6.3 Buying a nucleus of bees

A nucleus (or nuc) is a box with only four or five frames in it, and it will contain a frame of brood (or two), a frame of honey (or two) and a frame of comb or even foundation. Somewhere in the nucleus (usually on the brood frame) will be a laying queen. The frames will, of course, be the same size of frame as those in your hives, so you must let the supplier know what size you want. So if, for example, the nuc is a five-frame one, simply remove five frames from your brood box in the hive and carefully put the nuc frames in.

The advantage of a nucleus is that it has brood ready to emerge and to contribute to the colony’s development, and the queen will have already laid eggs.

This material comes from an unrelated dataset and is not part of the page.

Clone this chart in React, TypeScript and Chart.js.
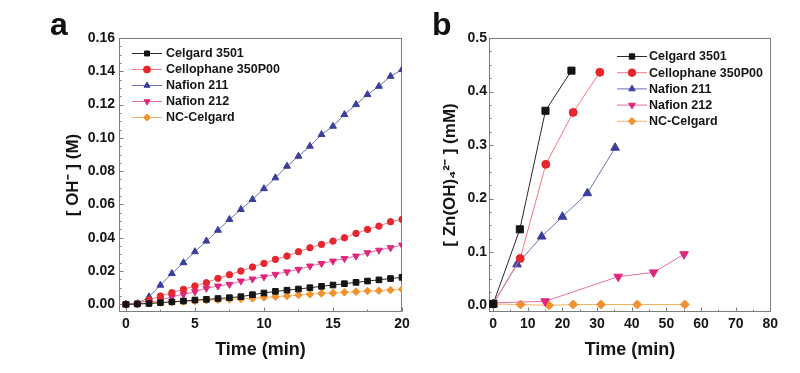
import React, { useEffect, useRef } from "react";
import { Chart, registerables } from "chart.js";
import { drawPoint } from "chart.js/helpers";

Chart.register(...registerables);

const FONT = "'Liberation Sans', Arial, Helvetica, sans-serif";

// ---------- Panel a data ----------
const timeA = [0, 0.83, 1.67, 2.5, 3.33, 4.17, 5, 5.83, 6.67, 7.5, 8.33, 9.17, 10, 10.83, 11.67, 12.5, 13.33, 14.17, 15, 15.83, 16.67, 17.5, 18.33, 19.17, 20];
const celgardA = [0, 0.0002, 0.0005, 0.001, 0.0015, 0.002, 0.0026, 0.003, 0.0035, 0.004, 0.0046, 0.0058, 0.0068, 0.0078, 0.0085, 0.0092, 0.01, 0.0108, 0.0116, 0.0124, 0.0132, 0.014, 0.0147, 0.0155, 0.0162];
const cellophaneA = [0, 0.0005, 0.0026, 0.005, 0.007, 0.009, 0.011, 0.013, 0.0156, 0.0178, 0.02, 0.0224, 0.0246, 0.027, 0.029, 0.0316, 0.034, 0.036, 0.038, 0.04, 0.0426, 0.045, 0.047, 0.0496, 0.051];
const nafion211A = [0, 0.0003, 0.0045, 0.0115, 0.0185, 0.025, 0.0316, 0.038, 0.0445, 0.051, 0.057, 0.063, 0.0695, 0.076, 0.083, 0.089, 0.095, 0.102, 0.107, 0.114, 0.12, 0.126, 0.131, 0.137, 0.141];
const nafion212A = [0, 0.0002, 0.001, 0.0026, 0.0046, 0.006, 0.0076, 0.0096, 0.011, 0.012, 0.014, 0.0152, 0.0165, 0.018, 0.0195, 0.021, 0.023, 0.0245, 0.026, 0.0275, 0.029, 0.031, 0.0325, 0.034, 0.0356];
const ncCelgardA = [0, 0.0003, 0.0006, 0.001, 0.0013, 0.0017, 0.002, 0.0024, 0.0027, 0.003, 0.0033, 0.0036, 0.0042, 0.0046, 0.005, 0.0056, 0.006, 0.0066, 0.0068, 0.0072, 0.0076, 0.008, 0.0082, 0.0086, 0.009];

const xTicksA = [0, 5, 10, 15, 20];
const xMinorA = [2.5, 7.5, 12.5, 17.5];
const yTicksA = [0, 0.02, 0.04, 0.06, 0.08, 0.1, 0.12, 0.14, 0.16];
const yMinorA = [0.005, 0.01, 0.015, 0.025, 0.03, 0.035, 0.045, 0.05, 0.055, 0.065, 0.07, 0.075, 0.085, 0.09, 0.095, 0.105, 0.11, 0.115, 0.125, 0.13, 0.135, 0.145, 0.15, 0.155];

// ---------- Panel b data ----------
const celgardBT = [0, 7.7, 15.1, 22.6];
const celgardBY = [0.003, 0.1425, 0.364, 0.439];
const cellophaneBT = [0, 7.8, 15.2, 23.1, 30.8];
const cellophaneBY = [0.003, 0.088, 0.264, 0.361, 0.436];
const nafion211BT = [0, 6.9, 14.0, 20.0, 27.2, 35.2];
const nafion211BY = [0.003, 0.077, 0.129, 0.166, 0.21, 0.295];
const nafion212BT = [0, 15, 36.1, 46.3, 55.1];
const nafion212BY = [0.005, 0.008, 0.054, 0.062, 0.096];
const ncCelgardBT = [0, 7.9, 16.1, 23.1, 31.1, 41.6, 55.3];
const ncCelgardBY = [0.003, 0.002, 0.0005, 0.002, 0.002, 0.002, 0.002];

const xTicksB = [0, 10, 20, 30, 40, 50, 60, 70, 80];
const xMinorB = [5, 15, 25, 35, 45, 55, 65, 75];
const yTicksB = [0, 0.1, 0.2, 0.3, 0.4, 0.5];
const yMinorB = [0.025, 0.05, 0.075, 0.125, 0.15, 0.175, 0.225, 0.25, 0.275, 0.325, 0.35, 0.375, 0.425, 0.45, 0.475];

const seriesNames = ["Celgard 3501", "Cellophane 350P00", "Nafion 211", "Nafion 212", "NC-Celgard"];
const markerColors = ["#141414", "#e5262e", "#3b3f9a", "#e0267c", "#f0922e"];
const lineColors = ["#2a2a2a", "#f27a80", "#6a72b4", "#e46ea4", "#f5b264"];
const markerStyles = ["rect", "circle", "triangle", "triangle", "rectRot"];
const markerRotations = [0, 0, 0, 180, 0];
const radiiA = [4, 3.2, 4, 4, 3.8];
const radiiB = [5, 4, 5, 5, 4.5];

const zip = (xs: number[], ys: number[]) => xs.map((x, i) => ({ x, y: ys[i] }));

const makeDatasets = (data: { x: number; y: number }[][], radii: number[]) =>
  data.map((d, i) => ({
    label: seriesNames[i],
    data: d,
    borderColor: lineColors[i],
    borderWidth: 1,
    pointStyle: markerStyles[i],
    pointRotation: markerRotations[i],
    pointRadius: radii[i],
    pointBackgroundColor: markerColors[i],
    pointBorderColor: markerColors[i],
    pointBorderWidth: 1,
    tension: 0,
    fill: false,
  }));

const frameTicksPlugin = {
  id: "frameTicks",
  beforeDatasetsDraw(chart: any, _args: any, opts: any) {
    const { ctx, chartArea: ca, scales } = chart;
    const xs = scales.x;
    const ys = scales.y;
    ctx.save();
    ctx.strokeStyle = "#7d7d7d";
    ctx.lineWidth = 1;
    const l = Math.round(ca.left) + 0.5;
    const t = Math.round(ca.top) + 0.5;
    const r = Math.round(ca.right) - 0.5;
    const b = Math.round(ca.bottom) - 0.5;
    ctx.strokeRect(l, t, r - l, b - t);
    ctx.beginPath();
    const tx = (vals: number[], len: number) =>
      vals.forEach((v) => {
        const px = Math.round(xs.getPixelForValue(v)) + 0.5;
        ctx.moveTo(px, b);
        ctx.lineTo(px, b - len);
      });
    const ty = (vals: number[], len: number) =>
      vals.forEach((v) => {
        const py = Math.round(ys.getPixelForValue(v)) + 0.5;
        ctx.moveTo(l, py);
        ctx.lineTo(l + len, py);
      });
    tx(opts.xMajor, 4);
    tx(opts.xMinor, 2);
    ty(opts.yMajor, 4);
    ty(opts.yMinor, 2);
    ctx.stroke();
    ctx.restore();
  },
  afterDraw(chart: any, _args: any, opts: any) {
    const { ctx } = chart;
    ctx.save();
    ctx.fillStyle = "#111";
    ctx.font = `bold 32px ${FONT}`;
    ctx.textAlign = "left";
    ctx.textBaseline = "alphabetic";
    ctx.fillText(opts.letter, opts.letterX, opts.letterY);
    ctx.restore();
  },
};

const insideLegendPlugin = {
  id: "insideLegend",
  afterDatasetsDraw(chart: any, _args: any, opts: any) {
    const { ctx } = chart;
    chart.data.datasets.forEach((ds: any, i: number) => {
      const yy = opts.y + i * opts.rowH;
      ctx.save();
      ctx.strokeStyle = ds.borderColor;
      ctx.lineWidth = 1;
      ctx.beginPath();
      ctx.moveTo(opts.x, yy + 0.5);
      ctx.lineTo(opts.x + opts.lineLen, yy + 0.5);
      ctx.stroke();
      ctx.fillStyle = ds.pointBackgroundColor;
      ctx.strokeStyle = ds.pointBorderColor;
      drawPoint(
        ctx,
        { pointStyle: ds.pointStyle, rotation: ds.pointRotation || 0, radius: opts.markerR, borderWidth: 1 } as any,
        opts.x + opts.lineLen / 2,
        yy + 0.5
      );
      ctx.fillStyle = "#151515";
      ctx.font = `bold 12.5px ${FONT}`;
      ctx.textAlign = "left";
      ctx.textBaseline = "middle";
      ctx.fillText(ds.label, opts.x + opts.lineLen + opts.gap, yy + 1);
      ctx.restore();
    });
  },
};

type PanelCfg = {
  width: number;
  height: number;
  datasets: any[];
  xMin: number;
  xMax: number;
  yMin: number;
  yMax: number;
  xTicks: number[];
  xMinor: number[];
  yTicks: number[];
  yMinor: number[];
  yDecimals: number;
  yAxisWidth: number;
  rightPad: number;
  yTitle: string;
  yTitlePad: number;
  yLabelPad: number;
  letter: string;
  letterX: number;
  legend: any;
};

function Panel({ cfg, left }: { cfg: PanelCfg; left: number }) {
  const ref = useRef<HTMLCanvasElement | null>(null);
  useEffect(() => {
    if (!ref.current) return;
    const chart = new Chart(ref.current, {
      type: "line",
      data: { datasets: cfg.datasets },
      plugins: [frameTicksPlugin, insideLegendPlugin],
      options: {
        animation: false,
        responsive: false,
        maintainAspectRatio: false,
        devicePixelRatio: 1,
        layout: { padding: { left: 0, top: 38, right: cfg.rightPad, bottom: 0 } },
        plugins: {
          legend: { display: false },
          tooltip: { enabled: false },
          frameTicks: {
            xMajor: cfg.xTicks,
            xMinor: cfg.xMinor,
            yMajor: cfg.yTicks,
            yMinor: cfg.yMinor,
            letter: cfg.letter,
            letterX: cfg.letterX,
            letterY: 35,
          },
          insideLegend: cfg.legend,
        } as any,
        scales: {
          x: {
            type: "linear",
            min: cfg.xMin,
            max: cfg.xMax,
            grid: { display: false, drawTicks: false },
            border: { display: false },
            afterBuildTicks: (s: any) => {
              s.ticks = cfg.xTicks.map((v) => ({ value: v }));
            },
            afterFit: (s: any) => {
              s.height = cfg.height - 312;
            },
            ticks: {
              padding: 4,
              color: "#151515",
              font: { family: FONT, size: 14, weight: "bold" },
              maxRotation: 0,
              autoSkip: false,
              callback: (v: any) => String(v),
            },
            title: {
              display: true,
              text: "Time (min)",
              color: "#151515",
              font: { family: FONT, size: 18, weight: "bold" },
              padding: { top: 0, bottom: 12 },
            },
          },
          y: {
            type: "linear",
            min: cfg.yMin,
            max: cfg.yMax,
            grid: { display: false, drawTicks: false },
            border: { display: false },
            afterBuildTicks: (s: any) => {
              s.ticks = cfg.yTicks.map((v) => ({ value: v }));
            },
            afterFit: (s: any) => {
              s.width = cfg.yAxisWidth;
            },
            ticks: {
              padding: cfg.yLabelPad,
              color: "#151515",
              font: { family: FONT, size: 14, weight: "bold" },
              autoSkip: false,
              callback: (v: any) => Number(v).toFixed(cfg.yDecimals),
            },
            title: {
              display: true,
              text: cfg.yTitle,
              color: "#151515",
              font: { family: FONT, size: 17, weight: "bold" },
              padding: { top: cfg.yTitlePad, bottom: 0 },
            },
          },
        },
      } as any,
    });
    return () => chart.destroy();
  }, [cfg]);
  return (
    <canvas
      ref={ref}
      width={cfg.width}
      height={cfg.height}
      style={{ position: "absolute", left, top: 0, width: cfg.width, height: cfg.height }}
    />
  );
}

const panelA: PanelCfg = {
  width: 415,
  height: 373,
  datasets: makeDatasets(
    [
      zip(timeA, celgardA),
      zip(timeA, cellophaneA),
      zip(timeA, nafion211A),
      zip(timeA, nafion212A),
      zip(timeA, ncCelgardA),
    ],
    radiiA
  ),
  xMin: -0.5,
  xMax: 20,
  yMin: -0.0046,
  yMax: 0.16,
  xTicks: xTicksA,
  xMinor: xMinorA,
  yTicks: yTicksA,
  yMinor: yMinorA,
  yDecimals: 2,
  yAxisWidth: 119,
  rightPad: 13,
  yTitle: "[ OH\u207B ] (M)",
  yTitlePad: 63,
  yLabelPad: 4,
  letter: "a",
  letterX: 50,
  legend: { x: 132, y: 53, rowH: 16, lineLen: 30, gap: 4, markerR: 3.5 },
};

const panelB: PanelCfg = {
  width: 385,
  height: 373,
  datasets: makeDatasets(
    [
      zip(celgardBT, celgardBY),
      zip(cellophaneBT, cellophaneBY),
      zip(nafion211BT, nafion211BY),
      zip(nafion212BT, nafion212BY),
      zip(ncCelgardBT, ncCelgardBY),
    ],
    radiiB
  ),
  xMin: -1.2,
  xMax: 80.2,
  yMin: -0.012,
  yMax: 0.5,
  xTicks: xTicksB,
  xMinor: xMinorB,
  yTicks: yTicksB,
  yMinor: yMinorB,
  yDecimals: 1,
  yAxisWidth: 74,
  rightPad: 29,
  yTitle: "[ Zn(OH)\u2084\u00B2\u207B ] (mM)",
  yTitlePad: 25,
  yLabelPad: 2,
  letter: "b",
  letterX: 17,
  legend: { x: 202, y: 56, rowH: 16.2, lineLen: 30, gap: 2, markerR: 3.8 },
};

export default function App() {
  return (
    <div
      style={{
        position: "fixed",
        left: 0,
        top: 0,
        width: 800,
        height: 373,
        background: "#ffffff",
        overflow: "hidden",
      }}
    >
      <Panel cfg={panelA} left={0} />
      <Panel cfg={panelB} left={415} />
    </div>
  );
}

6.4 Buying a package of bees

A package of bees weighs about 1 or 1.5 kg (2 or 3 lb), with approximately 8,000 or 12,000 bees, respectively. The package box has four wooden sides and a screen material in the front and back. It is 22 cm (8.5 in) high, 40 cm (16 in) wide and 14 cm (5.5 in) deep. An inverted can filled with sugar syrup and placed inside the box provides feed for the bees during transit.

The package contains a young, laying queen in a small wooden cage with one screened side. The caged queen is well protected during transit and fed through the screen. This contact with the bees improves her acceptance when the package is hived. The main disadvantage of a package is that it will be around three weeks before any brood emerges ready to contribute to the colony’s development.